L’atout des mini lémuriens pour devenir des cobayes
Une équipe internationale a pratiqué la dissection de quatre microcèbes mignons et établi un atlas de leurs cellules. Certaines ressemblances avec les cellules humaines seraient utiles pour la recherche biomédicale.

Ils pèsent à peine 50 grammes et font partie des plus petits primates. Mais ce ne sont pas leurs yeux gros comme deux billes, leurs grandes oreilles ni leur queue caractéristique qui ont amené une équipe de chercheurs internationaux à s’intéresser au génome des microcèbes mignons (Microcebus murinus). Historiquement plus proches de l’humain dans le développement des espèces, ils sont étudiés pour leur potentiel de modèle de laboratoire.

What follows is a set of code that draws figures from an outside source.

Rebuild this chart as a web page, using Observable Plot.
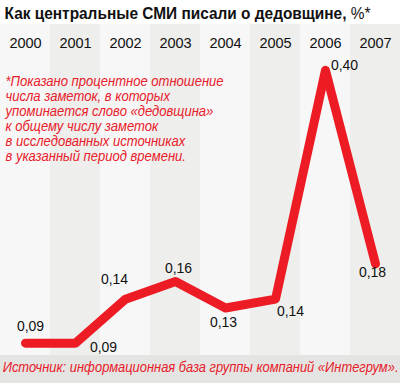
<!DOCTYPE html>
<html>
<head>
<meta charset="utf-8">
<script src="https://cdn.jsdelivr.net/npm/d3@7"></script>
<script src="https://cdn.jsdelivr.net/npm/@observablehq/plot@0.6"></script>
<style>
  html, body { margin: 0; padding: 0; background: #fff; }
  #wrap { width: 400px; height: 383px; overflow: hidden; font-family: 'Liberation Sans', Arial, sans-serif; }
  #title { height: 24px; overflow: visible; white-space: nowrap; }
  #title .inner { display: inline-block; transform: scaleX(0.907); transform-origin: 0 0; padding-left: 5px; font-size: 17px; line-height: 28px; font-weight: bold; color: #111; }
  #title span { font-weight: normal; }
  #chart svg { display: block; }
  #footer { height: 28px; background: #e4e4e2; white-space: nowrap; overflow: hidden; }
  #footer .inner { display: inline-block; transform: scaleX(0.89); transform-origin: 0 0; padding-left: 3px; color: #e8202a; font-style: italic; font-size: 14.5px; line-height: 25px; }
</style>
</head>
<body>
<div id="wrap">
  <div id="title"><div class="inner">Как центральные СМИ писали о дедовщине, <span>%*</span></div></div>
  <div id="chart"></div>
  <div id="footer"><div class="inner">Источник: информационная база группы компаний «Интегрум».</div></div>
</div>
<script>
const years = [2000, 2001, 2002, 2003, 2004, 2005, 2006, 2007];
const shares = [0.09, 0.09, 0.14, 0.16, 0.13, 0.14, 0.40, 0.18];
const note = "*Показано процентное отношение\nчисла заметок, в которых\nупоминается слово «дедовщина»\nк общему числу заметок\nв исследованных источниках\nв указанный период времени.";

const data = years.map((year, i) => ({year, share: shares[i]}));
const fmt = v => v.toFixed(2).replace(".", ",");

// label offsets (dx, dy) per year, layout only
const offsets = [[5, -17], [28, 4.5], [-11, -20], [3, -13], [-2, 15], [15, 12], [19, -4.5], [-3, 9]];

const labelMarks = years.map((yr, i) => Plot.text(data.filter(d => d.year === yr), {
  x: "year", y: "share", text: d => fmt(d.share),
  dx: offsets[i][0], dy: offsets[i][1],
  fontSize: 14, fill: "#111", lineAnchor: "middle"
}));

const chart = Plot.plot({
  width: 400,
  height: 331,
  marginLeft: 0, marginRight: 0, marginTop: 0, marginBottom: 0,
  style: {fontFamily: "'Liberation Sans', Arial, sans-serif", background: "transparent"},
  x: {type: "band", domain: years, padding: 0, axis: null},
  y: {domain: [0.076, 0.452], axis: null},
  marks: [
    Plot.cell(years, {x: d => d, fill: d => d % 2 ? "#eeeeec" : "#f7f7f7"}),
    Plot.text(years, {x: d => d, text: d => String(d), frameAnchor: "top", lineAnchor: "bottom", dy: 23, fontSize: 14.5, fill: "#111"}),
    Plot.text([note], {text: d => d, frameAnchor: "top-left", textAnchor: "start", lineAnchor: "top", dx: 5, dy: 51, fontSize: 14.5, lineHeight: 1.034, fill: "#e8202a", fontStyle: "italic"}),
    Plot.lineY(data, {x: "year", y: "share", stroke: "#ed1c24", strokeWidth: 9}),
    ...labelMarks
  ]
});
// condense the footnote horizontally, like the reference's narrow italic
d3.select(chart).selectAll("text")
  .filter(function() { return this.textContent.startsWith("*"); })
  .each(function() {
    const t = this.getAttribute("transform") || "";
    this.setAttribute("transform", (t + " scale(0.9,1)").trim());
  });
document.getElementById("chart").appendChild(chart);
</script>
</body>
</html>
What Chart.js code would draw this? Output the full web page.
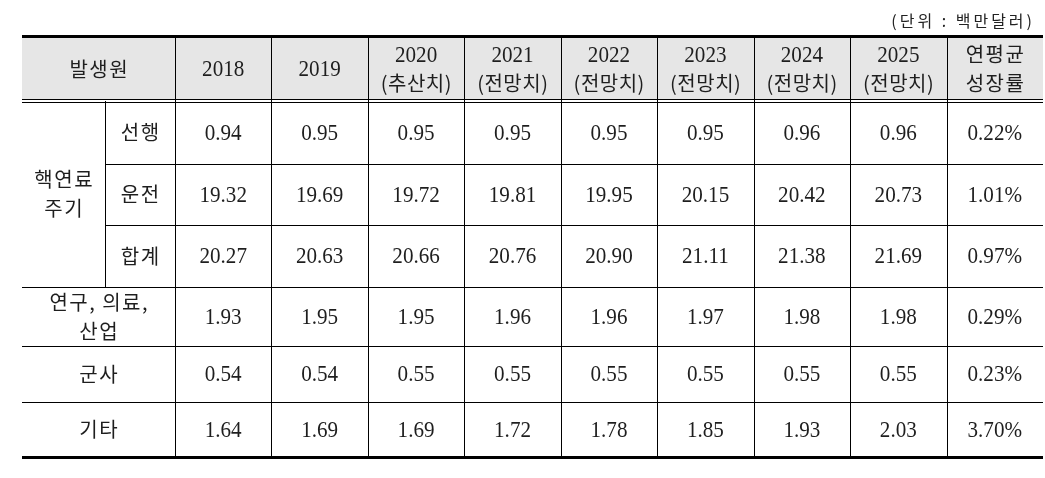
<!DOCTYPE html>
<html>
<head>
<meta charset="utf-8">
<script src="https://cdn.jsdelivr.net/npm/chart.js@4.4.0/dist/chart.umd.min.js"></script>
<style>
    html, body { margin: 0; padding: 0; background: #fff; }
    canvas { display: block; }
</style>
</head>
<body>
<canvas id="tableChart" width="1045" height="478"></canvas>
<script>
// 표 데이터 (단위: 백만달러)
const unitText = '(단위 : 백만달러)';
const cornerLabel = '발생원';
const years = ['2018', '2019', '2020', '2021', '2022', '2023', '2024', '2025'];
const yearNotes = ['', '', '(추산치)', '(전망치)', '(전망치)', '(전망치)', '(전망치)', '(전망치)'];
const growthLabel = ['연평균', '성장률'];
const groupLabel = ['핵연료', '주기'];
const subLabels = ['선행', '운전', '합계'];
const otherLabels = [['연구, 의료,', '산업'], ['군사'], ['기타']];

const frontEnd  = [0.94, 0.95, 0.95, 0.95, 0.95, 0.95, 0.96, 0.96];
const operation = [19.32, 19.69, 19.72, 19.81, 19.95, 20.15, 20.42, 20.73];
const fuelTotal = [20.27, 20.63, 20.66, 20.76, 20.90, 21.11, 21.38, 21.69];
const research  = [1.93, 1.95, 1.95, 1.96, 1.96, 1.97, 1.98, 1.98];
const military  = [0.54, 0.54, 0.55, 0.55, 0.55, 0.55, 0.55, 0.55];
const others    = [1.64, 1.69, 1.69, 1.72, 1.78, 1.85, 1.93, 2.03];
const growth    = [0.22, 1.01, 0.97, 0.29, 0.23, 3.70];

// 레이아웃 (열 너비, 행 높이) - 스케일 단위
const colWidths = [0.86, 0.726, 1, 1, 1, 1, 1, 1, 1, 1, 1];
const rowHeights = [64, 63, 61, 62, 59, 56, 55];

const colEdges = [0];
colWidths.forEach(w => colEdges.push(colEdges[colEdges.length - 1] + w));
const rowEdges = [0];
rowHeights.forEach(h => rowEdges.push(rowEdges[rowEdges.length - 1] + h));

const NUM_FONT = '"Liberation Serif", "DejaVu Serif", serif';
const KOR_FONT = '"Noto Sans CJK KR", sans-serif';

function cx(c0, c1) { return (colEdges[c0] + colEdges[c1 + 1]) / 2; }
function cy(r0, r1) { return (rowEdges[r0] + rowEdges[r1 + 1]) / 2; }

// 셀 목록 만들기
const cells = [];
cells.push({ x: cx(0, 1), y: cy(0, 0), lines: [cornerLabel], kind: 'kor' });
years.forEach((yr, i) => {
    const lines = yearNotes[i] ? [yr, yearNotes[i]] : [yr];
    cells.push({ x: cx(i + 2, i + 2), y: cy(0, 0), lines: lines, kind: 'head' });
});
cells.push({ x: cx(10, 10), y: cy(0, 0), lines: growthLabel, kind: 'kor' });

cells.push({ x: cx(0, 0), y: cy(1, 3), lines: groupLabel, kind: 'kor' });
subLabels.forEach((s, i) => {
    cells.push({ x: cx(1, 1), y: cy(i + 1, i + 1), lines: [s], kind: 'kor' });
});
otherLabels.forEach((s, i) => {
    cells.push({ x: cx(0, 1), y: cy(i + 4, i + 4), lines: s, kind: 'kor' });
});

[frontEnd, operation, fuelTotal, research, military, others].forEach((series, r) => {
    series.forEach((v, i) => {
        cells.push({ x: cx(i + 2, i + 2), y: cy(r + 1, r + 1), lines: [v.toFixed(2)], kind: 'num' });
    });
    cells.push({ x: cx(10, 10), y: cy(r + 1, r + 1), lines: [growth[r].toFixed(2) + '%'], kind: 'num' });
});

// 숫자 글꼴은 가로로 약간 좁게 그림
function drawNum(ctx, text, x, y, size) {
    ctx.save();
    ctx.font = size + 'px ' + NUM_FONT;
    ctx.translate(x, y);
    ctx.scale(0.88, 1);
    ctx.fillText(text, 0, 0);
    ctx.restore();
}

// 한글은 자간을 조금 띄움
function drawKor(ctx, text, x, y, size, spacing) {
    ctx.save();
    ctx.font = size + 'px ' + KOR_FONT;
    ctx.letterSpacing = spacing + 'px';
    ctx.fillText(text, x + spacing / 2, y);
    ctx.restore();
}

const tablePlugin = {
    id: 'tableGrid',
    beforeDatasetsDraw(chart) {
        const ctx = chart.ctx;
        const xs = chart.scales.x, ys = chart.scales.y;
        const left = chart.chartArea.left, right = chart.chartArea.right;
        const X = v => Math.round(xs.getPixelForValue(v));
        const Y = v => Math.round(ys.getPixelForValue(v));
        const top = Y(rowEdges[0]);
        const headBottom = Y(rowEdges[1]);
        const bottom = Y(rowEdges[rowEdges.length - 1]);

        ctx.save();
        // 머리글 배경
        ctx.fillStyle = '#e6e6e6';
        ctx.fillRect(left, top, right - left, headBottom - 2 - top);

        ctx.fillStyle = '#000';
        // 세로선
        for (let c = 2; c < colEdges.length - 1; c++) {
            ctx.fillRect(X(colEdges[c]), top, 1, bottom - top);
        }
        ctx.fillRect(X(colEdges[1]), headBottom, 1, Y(rowEdges[4]) - headBottom);

        // 가로선
        [2, 3].forEach(r => {
            const x0 = X(colEdges[1]);
            ctx.fillRect(x0, Y(rowEdges[r]), right - x0, 1);
        });
        [4, 5, 6].forEach(r => {
            ctx.fillRect(left, Y(rowEdges[r]), right - left, 1);
        });

        // 머리글 아래 이중선
        ctx.fillRect(left, headBottom - 2, right - left, 1);
        ctx.fillRect(left, headBottom + 1, right - left, 1);

        // 위, 아래 굵은 선
        ctx.fillRect(left, top - 2, right - left, 3);
        ctx.fillRect(left, bottom - 1, right - left, 3);

        // 단위
        ctx.fillStyle = '#222';
        ctx.textAlign = 'right';
        ctx.textBaseline = 'middle';
        ctx.font = '16px ' + KOR_FONT;
        ctx.letterSpacing = '3px';
        ctx.fillText(unitText, right - 8, top - 16);
        ctx.restore();
    },
    afterDatasetsDraw(chart) {
        const ctx = chart.ctx;
        const meta = chart.getDatasetMeta(0);
        const data = chart.data.datasets[0].data;
        ctx.save();
        ctx.fillStyle = '#1e1e1e';
        ctx.textAlign = 'center';
        ctx.textBaseline = 'middle';
        meta.data.forEach((pt, i) => {
            const cell = data[i];
            const gap = 29;
            const y0 = pt.y - (cell.lines.length - 1) * gap / 2;
            cell.lines.forEach((line, j) => {
                const y = y0 + j * gap;
                if (cell.kind === 'num' || (cell.kind === 'head' && j === 0)) {
                    drawNum(ctx, line, pt.x, y + 1, 24);
                } else if (cell.kind === 'head') {
                    drawKor(ctx, line, pt.x, y, 20, 0.5);
                } else {
                    drawKor(ctx, line, pt.x, y, 20, 1.5);
                }
            });
        });
        ctx.restore();
    }
};

new Chart(document.getElementById('tableChart').getContext('2d'), {
    type: 'scatter',
    data: {
        datasets: [{
            data: cells,
            pointRadius: 0,
            pointHoverRadius: 0
        }]
    },
    options: {
        responsive: false,
        animation: false,
        devicePixelRatio: 1,
        layout: { padding: { left: 22, right: 2, top: 37, bottom: 21 } },
        plugins: {
            legend: { display: false },
            tooltip: { enabled: false },
            title: { display: false }
        },
        scales: {
            x: { type: 'linear', display: false, min: 0, max: colEdges[colEdges.length - 1] },
            y: { type: 'linear', display: false, min: 0, max: rowEdges[rowEdges.length - 1], reverse: true }
        }
    },
    plugins: [tablePlugin]
});
</script>
</body>
</html>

Avec l’examen de 27 organes comme le foie, le système auditif, le sang ou encore le cœur, issus de quatre individus euthanasiés car porteurs de maladies incurables, les chercheurs ont répertorié 226 000 cellules dans un atlas, publié dans Nature le 30 juillet. Pour ce faire, ils ont utilisé le séquençage ARN unicellulaire. La cellule est isolée pour extraire son bagage génétique, et identifier les gènes qu’elle exprime grâce à l’ARN, lui-même transcrit depuis l’ADN, qui leur attribue une fonction unique : pulmonaire, cardiaque, immunitaire…
Après l’identification des types de cellules de ces petits lémuriens de Madagascar, l’enjeu est de savoir lesquels sont communs avec d’autres espèces. Les chercheurs ont comparé les ARN avec celui de cellules d’humains, de souris et de macaques. Ils ont comparé plus de 60 types de cellules et ont trouvé des mécanismes communs à l’humain et au lémurien qui diffèrent parfois chez la souris : « A l’avenir, nous espérons pouvoir comparer tous les types de cellules de l’organisme chez un grand nombre d’espèces, mais pour l’instant, la majorité ne dispose pas d’ensembles de données similaires de grande qualité », relève Camille Ezran, chercheuse au Département de biochimie de l’université Stanford et première autrice de l’étude.
Rechercher de meilleurs modèles
Ces similitudes intéressent la recherche médicale, qui étudie des animaux au fonctionnement semblable au corps humain, pour mieux comprendre ce dernier. Jusqu’ici, les souris restent les modèles privilégiés des laboratoires. Bien qu’assez éloignées des humains, elles conservent cependant de nombreux gènes en commun. En outre, leur cycle de reproduction rapide permet de faire des recherches sur des vies complètes ou sur plusieurs générations en quelques années. Alors, pourquoi rechercher d’autres animaux modèles ? « Pour identifier certains gènes potentiellement intéressants qui ne sont pas exprimés chez la souris de la même manière que chez l’homme, et pour lesquels le lémurien pourrait être un meilleur modèle », détaille Camille Ezran.
« C’est un cas typique où l’étude d’une nouvelle espèce permet de découvrir des aspects qui avaient été mal interprétés ou simplement ratés sur les espèces très étudiées », ajoute Sophie Pantalacci, directrice de recherche de l’équipe Comparative and Integrative Genomics of Organ Development (Génomique comparative et intégrative du développement des organes, Cigogne) du CNRS, qui n’a pas participé à l’étude. Elle relève cependant que « le risque en étudiant des individus sacrifiés parce qu’ils étaient malades, c’est de lancer les futures recherches sur de mauvaises pistes ». Dans un article de commentaire, publié le même jour par Nature, le biologiste suisse J. Gray Camp accueille cet atlas comme « un grand pas en avant, car il fournit non seulement une base solide pour les études futures sur la biologie et les maladies des primates, mais constitue également une référence pour le développement d’autres organismes modèles émergents ».
L’atlas, pensé comme un outil en accès libre à destination de la communauté scientifique, est mis à l’épreuve par la même équipe dans une seconde étude, publiée dans Nature, où il sert pour une analyse approfondie. L’équipe y identifie plus de 500 gènes humains qui ne se retrouvent pas chez la souris mais sont bien présents chez le microcèbe mignon. Ces gènes pourraient être liés à des maladies ou jouer des rôles importants dans la physiologie humaine, comme le fonctionnement du système intestinal.